#### [GIVEN EXERCISE]
Could you write out every record below exactly, leaving out any pictures?

#### [Entries taken from a collection]
** Start **
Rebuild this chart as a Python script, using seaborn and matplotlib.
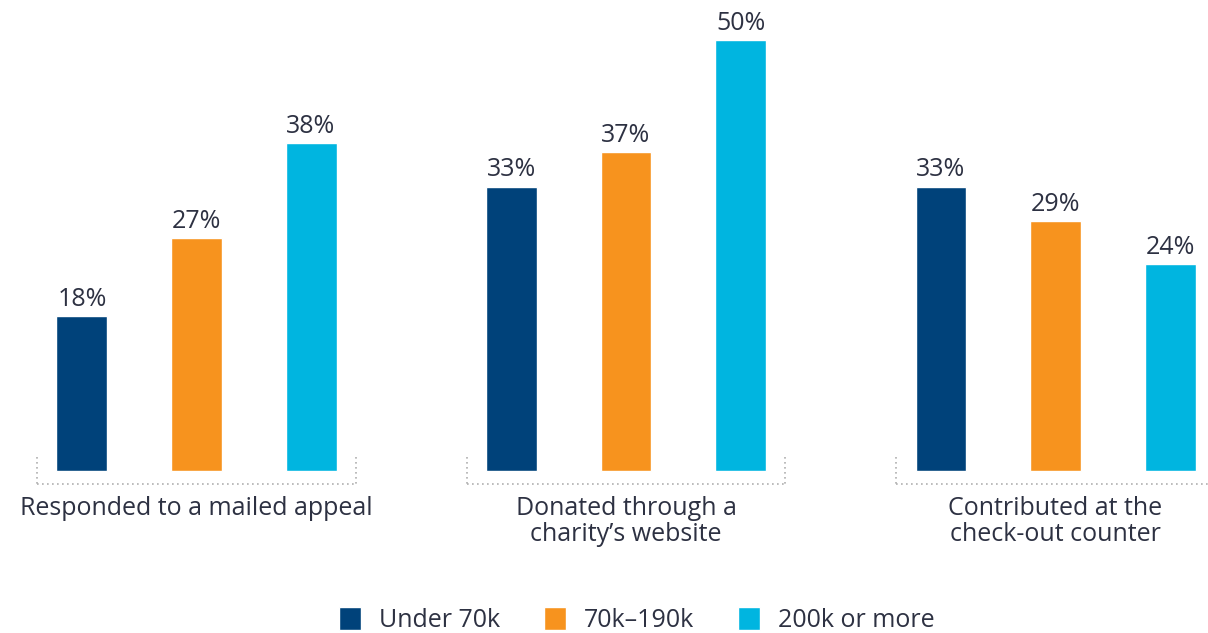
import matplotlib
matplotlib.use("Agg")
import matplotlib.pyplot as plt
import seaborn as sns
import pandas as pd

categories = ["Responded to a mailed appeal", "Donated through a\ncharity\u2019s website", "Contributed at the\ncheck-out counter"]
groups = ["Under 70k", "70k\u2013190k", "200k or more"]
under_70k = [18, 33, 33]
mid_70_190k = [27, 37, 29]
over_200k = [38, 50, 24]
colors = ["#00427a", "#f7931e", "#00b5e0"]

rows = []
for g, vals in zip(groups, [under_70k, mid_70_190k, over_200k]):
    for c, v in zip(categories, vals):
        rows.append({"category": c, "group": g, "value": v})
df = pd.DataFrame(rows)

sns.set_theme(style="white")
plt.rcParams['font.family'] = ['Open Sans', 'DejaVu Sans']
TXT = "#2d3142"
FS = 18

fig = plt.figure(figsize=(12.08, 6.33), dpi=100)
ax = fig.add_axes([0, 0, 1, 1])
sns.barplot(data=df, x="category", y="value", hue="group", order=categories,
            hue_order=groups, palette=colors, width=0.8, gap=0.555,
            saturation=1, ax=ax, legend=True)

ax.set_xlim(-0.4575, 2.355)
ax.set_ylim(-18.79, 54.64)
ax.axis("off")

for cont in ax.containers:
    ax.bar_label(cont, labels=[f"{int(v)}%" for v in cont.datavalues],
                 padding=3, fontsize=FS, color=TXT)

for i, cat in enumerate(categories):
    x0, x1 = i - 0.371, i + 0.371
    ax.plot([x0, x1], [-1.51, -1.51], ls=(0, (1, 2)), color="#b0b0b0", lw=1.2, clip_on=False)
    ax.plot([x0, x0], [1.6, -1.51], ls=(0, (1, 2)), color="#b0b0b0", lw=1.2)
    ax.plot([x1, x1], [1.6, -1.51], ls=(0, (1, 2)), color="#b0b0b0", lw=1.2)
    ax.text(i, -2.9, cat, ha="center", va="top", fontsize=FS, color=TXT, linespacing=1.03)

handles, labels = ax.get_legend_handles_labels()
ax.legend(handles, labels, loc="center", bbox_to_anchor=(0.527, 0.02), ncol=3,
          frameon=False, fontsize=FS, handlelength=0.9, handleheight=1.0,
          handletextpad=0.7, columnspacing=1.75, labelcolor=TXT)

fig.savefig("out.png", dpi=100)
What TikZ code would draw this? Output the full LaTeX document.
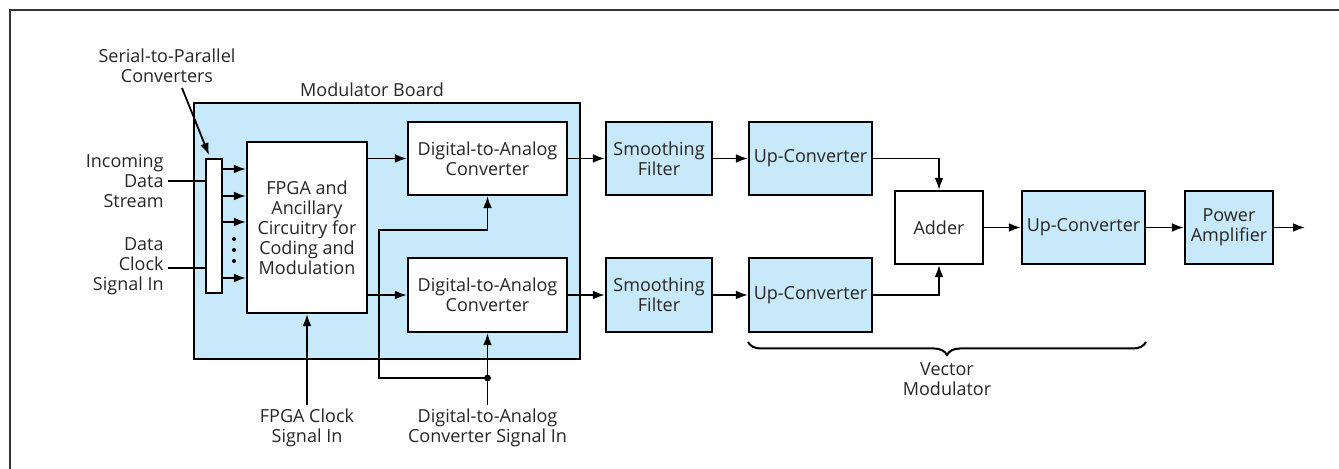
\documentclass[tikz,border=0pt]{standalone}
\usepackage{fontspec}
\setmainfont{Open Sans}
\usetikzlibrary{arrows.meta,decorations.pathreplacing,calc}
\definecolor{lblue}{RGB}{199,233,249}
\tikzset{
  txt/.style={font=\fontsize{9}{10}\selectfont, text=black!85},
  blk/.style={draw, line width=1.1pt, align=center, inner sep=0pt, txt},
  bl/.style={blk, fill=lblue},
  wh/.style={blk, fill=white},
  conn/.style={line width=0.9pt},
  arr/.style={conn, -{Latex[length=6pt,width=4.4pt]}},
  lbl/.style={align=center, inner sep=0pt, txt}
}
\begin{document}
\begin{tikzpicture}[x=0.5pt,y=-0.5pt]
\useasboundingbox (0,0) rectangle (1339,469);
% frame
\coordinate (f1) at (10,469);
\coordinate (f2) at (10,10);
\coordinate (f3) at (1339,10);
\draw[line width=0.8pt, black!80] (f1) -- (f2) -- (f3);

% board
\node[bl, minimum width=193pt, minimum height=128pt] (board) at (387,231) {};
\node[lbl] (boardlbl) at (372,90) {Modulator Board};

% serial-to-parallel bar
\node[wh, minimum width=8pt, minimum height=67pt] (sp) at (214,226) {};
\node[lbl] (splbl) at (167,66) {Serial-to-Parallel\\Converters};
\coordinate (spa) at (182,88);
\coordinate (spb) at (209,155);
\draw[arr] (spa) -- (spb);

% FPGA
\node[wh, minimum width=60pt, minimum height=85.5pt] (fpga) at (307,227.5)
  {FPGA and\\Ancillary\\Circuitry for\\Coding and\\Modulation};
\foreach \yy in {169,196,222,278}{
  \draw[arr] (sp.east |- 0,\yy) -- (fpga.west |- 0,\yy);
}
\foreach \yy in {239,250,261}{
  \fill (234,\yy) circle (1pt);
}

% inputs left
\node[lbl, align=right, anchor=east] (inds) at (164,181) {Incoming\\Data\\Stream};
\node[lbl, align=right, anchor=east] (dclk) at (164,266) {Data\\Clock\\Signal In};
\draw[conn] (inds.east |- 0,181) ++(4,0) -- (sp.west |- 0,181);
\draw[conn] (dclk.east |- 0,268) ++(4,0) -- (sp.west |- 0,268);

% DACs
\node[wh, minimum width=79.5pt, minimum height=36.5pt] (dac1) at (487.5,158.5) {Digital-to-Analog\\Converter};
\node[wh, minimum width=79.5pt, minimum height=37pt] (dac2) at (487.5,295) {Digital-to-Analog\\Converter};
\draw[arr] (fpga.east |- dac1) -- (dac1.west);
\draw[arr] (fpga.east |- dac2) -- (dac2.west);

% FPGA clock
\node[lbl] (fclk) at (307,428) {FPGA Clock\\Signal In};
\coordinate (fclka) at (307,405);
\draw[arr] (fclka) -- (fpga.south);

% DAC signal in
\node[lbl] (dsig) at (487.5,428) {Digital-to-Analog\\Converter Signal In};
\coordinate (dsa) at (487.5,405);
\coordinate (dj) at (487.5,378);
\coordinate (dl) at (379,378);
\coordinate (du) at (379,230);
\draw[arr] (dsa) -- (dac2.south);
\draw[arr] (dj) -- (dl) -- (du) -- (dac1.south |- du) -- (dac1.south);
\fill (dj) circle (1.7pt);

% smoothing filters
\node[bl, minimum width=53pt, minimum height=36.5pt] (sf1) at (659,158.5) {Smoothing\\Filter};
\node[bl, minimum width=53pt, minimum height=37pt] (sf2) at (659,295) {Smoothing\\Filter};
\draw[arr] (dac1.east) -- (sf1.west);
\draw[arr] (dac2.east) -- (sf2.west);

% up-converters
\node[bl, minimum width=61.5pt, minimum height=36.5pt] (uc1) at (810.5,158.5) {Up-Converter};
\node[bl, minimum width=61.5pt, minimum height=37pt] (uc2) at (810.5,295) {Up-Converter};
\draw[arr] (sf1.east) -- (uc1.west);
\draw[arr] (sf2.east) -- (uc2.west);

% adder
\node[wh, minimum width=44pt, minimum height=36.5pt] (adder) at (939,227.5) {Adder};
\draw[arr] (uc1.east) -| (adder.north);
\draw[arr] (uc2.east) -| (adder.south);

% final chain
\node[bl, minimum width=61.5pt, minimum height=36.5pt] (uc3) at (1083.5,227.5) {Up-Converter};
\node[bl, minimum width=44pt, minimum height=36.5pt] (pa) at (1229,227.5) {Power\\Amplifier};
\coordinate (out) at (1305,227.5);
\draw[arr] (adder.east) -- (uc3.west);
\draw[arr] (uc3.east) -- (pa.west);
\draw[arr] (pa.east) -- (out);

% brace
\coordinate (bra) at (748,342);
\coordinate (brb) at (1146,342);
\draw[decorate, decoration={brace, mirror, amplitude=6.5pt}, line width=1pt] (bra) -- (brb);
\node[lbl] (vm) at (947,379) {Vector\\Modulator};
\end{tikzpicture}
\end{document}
** End **
#### [CORRECT ANSWER]
Rebuild this chart as a Python script, using seaborn and matplotlib.
import matplotlib
matplotlib.use("Agg")
import matplotlib.pyplot as plt
import seaborn as sns
import pandas as pd

categories = ["Responded to a mailed appeal", "Donated through a\ncharity\u2019s website", "Contributed at the\ncheck-out counter"]
groups = ["Under 70k", "70k\u2013190k", "200k or more"]
under_70k = [18, 33, 33]
mid_70_190k = [27, 37, 29]
over_200k = [38, 50, 24]
colors = ["#00427a", "#f7931e", "#00b5e0"]

rows = []
for g, vals in zip(groups, [under_70k, mid_70_190k, over_200k]):
    for c, v in zip(categories, vals):
        rows.append({"category": c, "group": g, "value": v})
df = pd.DataFrame(rows)

sns.set_theme(style="white")
plt.rcParams['font.family'] = ['Open Sans', 'DejaVu Sans']
TXT = "#2d3142"
FS = 18

fig = plt.figure(figsize=(12.08, 6.33), dpi=100)
ax = fig.add_axes([0, 0, 1, 1])
sns.barplot(data=df, x="category", y="value", hue="group", order=categories,
            hue_order=groups, palette=colors, width=0.8, gap=0.555,
            saturation=1, ax=ax, legend=True)

ax.set_xlim(-0.4575, 2.355)
ax.set_ylim(-18.79, 54.64)
ax.axis("off")

for cont in ax.containers:
    ax.bar_label(cont, labels=[f"{int(v)}%" for v in cont.datavalues],
                 padding=3, fontsize=FS, color=TXT)

for i, cat in enumerate(categories):
    x0, x1 = i - 0.371, i + 0.371
    ax.plot([x0, x1], [-1.51, -1.51], ls=(0, (1, 2)), color="#b0b0b0", lw=1.2, clip_on=False)
    ax.plot([x0, x0], [1.6, -1.51], ls=(0, (1, 2)), color="#b0b0b0", lw=1.2)
    ax.plot([x1, x1], [1.6, -1.51], ls=(0, (1, 2)), color="#b0b0b0", lw=1.2)
    ax.text(i, -2.9, cat, ha="center", va="top", fontsize=FS, color=TXT, linespacing=1.03)

handles, labels = ax.get_legend_handles_labels()
ax.legend(handles, labels, loc="center", bbox_to_anchor=(0.527, 0.02), ncol=3,
          frameon=False, fontsize=FS, handlelength=0.9, handleheight=1.0,
          handletextpad=0.7, columnspacing=1.75, labelcolor=TXT)

fig.savefig("out.png", dpi=100)
What TikZ code would draw this? Output the full LaTeX document.
\documentclass[tikz,border=0pt]{standalone}
\usepackage{fontspec}
\setmainfont{Open Sans}
\usetikzlibrary{arrows.meta,decorations.pathreplacing,calc}
\definecolor{lblue}{RGB}{199,233,249}
\tikzset{
  txt/.style={font=\fontsize{9}{10}\selectfont, text=black!85},
  blk/.style={draw, line width=1.1pt, align=center, inner sep=0pt, txt},
  bl/.style={blk, fill=lblue},
  wh/.style={blk, fill=white},
  conn/.style={line width=0.9pt},
  arr/.style={conn, -{Latex[length=6pt,width=4.4pt]}},
  lbl/.style={align=center, inner sep=0pt, txt}
}
\begin{document}
\begin{tikzpicture}[x=0.5pt,y=-0.5pt]
\useasboundingbox (0,0) rectangle (1339,469);
% frame
\coordinate (f1) at (10,469);
\coordinate (f2) at (10,10);
\coordinate (f3) at (1339,10);
\draw[line width=0.8pt, black!80] (f1) -- (f2) -- (f3);

% board
\node[bl, minimum width=193pt, minimum height=128pt] (board) at (387,231) {};
\node[lbl] (boardlbl) at (372,90) {Modulator Board};

% serial-to-parallel bar
\node[wh, minimum width=8pt, minimum height=67pt] (sp) at (214,226) {};
\node[lbl] (splbl) at (167,66) {Serial-to-Parallel\\Converters};
\coordinate (spa) at (182,88);
\coordinate (spb) at (209,155);
\draw[arr] (spa) -- (spb);

% FPGA
\node[wh, minimum width=60pt, minimum height=85.5pt] (fpga) at (307,227.5)
  {FPGA and\\Ancillary\\Circuitry for\\Coding and\\Modulation};
\foreach \yy in {169,196,222,278}{
  \draw[arr] (sp.east |- 0,\yy) -- (fpga.west |- 0,\yy);
}
\foreach \yy in {239,250,261}{
  \fill (234,\yy) circle (1pt);
}

% inputs left
\node[lbl, align=right, anchor=east] (inds) at (164,181) {Incoming\\Data\\Stream};
\node[lbl, align=right, anchor=east] (dclk) at (164,266) {Data\\Clock\\Signal In};
\draw[conn] (inds.east |- 0,181) ++(4,0) -- (sp.west |- 0,181);
\draw[conn] (dclk.east |- 0,268) ++(4,0) -- (sp.west |- 0,268);

% DACs
\node[wh, minimum width=79.5pt, minimum height=36.5pt] (dac1) at (487.5,158.5) {Digital-to-Analog\\Converter};
\node[wh, minimum width=79.5pt, minimum height=37pt] (dac2) at (487.5,295) {Digital-to-Analog\\Converter};
\draw[arr] (fpga.east |- dac1) -- (dac1.west);
\draw[arr] (fpga.east |- dac2) -- (dac2.west);

% FPGA clock
\node[lbl] (fclk) at (307,428) {FPGA Clock\\Signal In};
\coordinate (fclka) at (307,405);
\draw[arr] (fclka) -- (fpga.south);

% DAC signal in
\node[lbl] (dsig) at (487.5,428) {Digital-to-Analog\\Converter Signal In};
\coordinate (dsa) at (487.5,405);
\coordinate (dj) at (487.5,378);
\coordinate (dl) at (379,378);
\coordinate (du) at (379,230);
\draw[arr] (dsa) -- (dac2.south);
\draw[arr] (dj) -- (dl) -- (du) -- (dac1.south |- du) -- (dac1.south);
\fill (dj) circle (1.7pt);

% smoothing filters
\node[bl, minimum width=53pt, minimum height=36.5pt] (sf1) at (659,158.5) {Smoothing\\Filter};
\node[bl, minimum width=53pt, minimum height=37pt] (sf2) at (659,295) {Smoothing\\Filter};
\draw[arr] (dac1.east) -- (sf1.west);
\draw[arr] (dac2.east) -- (sf2.west);

% up-converters
\node[bl, minimum width=61.5pt, minimum height=36.5pt] (uc1) at (810.5,158.5) {Up-Converter};
\node[bl, minimum width=61.5pt, minimum height=37pt] (uc2) at (810.5,295) {Up-Converter};
\draw[arr] (sf1.east) -- (uc1.west);
\draw[arr] (sf2.east) -- (uc2.west);

% adder
\node[wh, minimum width=44pt, minimum height=36.5pt] (adder) at (939,227.5) {Adder};
\draw[arr] (uc1.east) -| (adder.north);
\draw[arr] (uc2.east) -| (adder.south);

% final chain
\node[bl, minimum width=61.5pt, minimum height=36.5pt] (uc3) at (1083.5,227.5) {Up-Converter};
\node[bl, minimum width=44pt, minimum height=36.5pt] (pa) at (1229,227.5) {Power\\Amplifier};
\coordinate (out) at (1305,227.5);
\draw[arr] (adder.east) -- (uc3.west);
\draw[arr] (uc3.east) -- (pa.west);
\draw[arr] (pa.east) -- (out);

% brace
\coordinate (bra) at (748,342);
\coordinate (brb) at (1146,342);
\draw[decorate, decoration={brace, mirror, amplitude=6.5pt}, line width=1pt] (bra) -- (brb);
\node[lbl] (vm) at (947,379) {Vector\\Modulator};
\end{tikzpicture}
\end{document}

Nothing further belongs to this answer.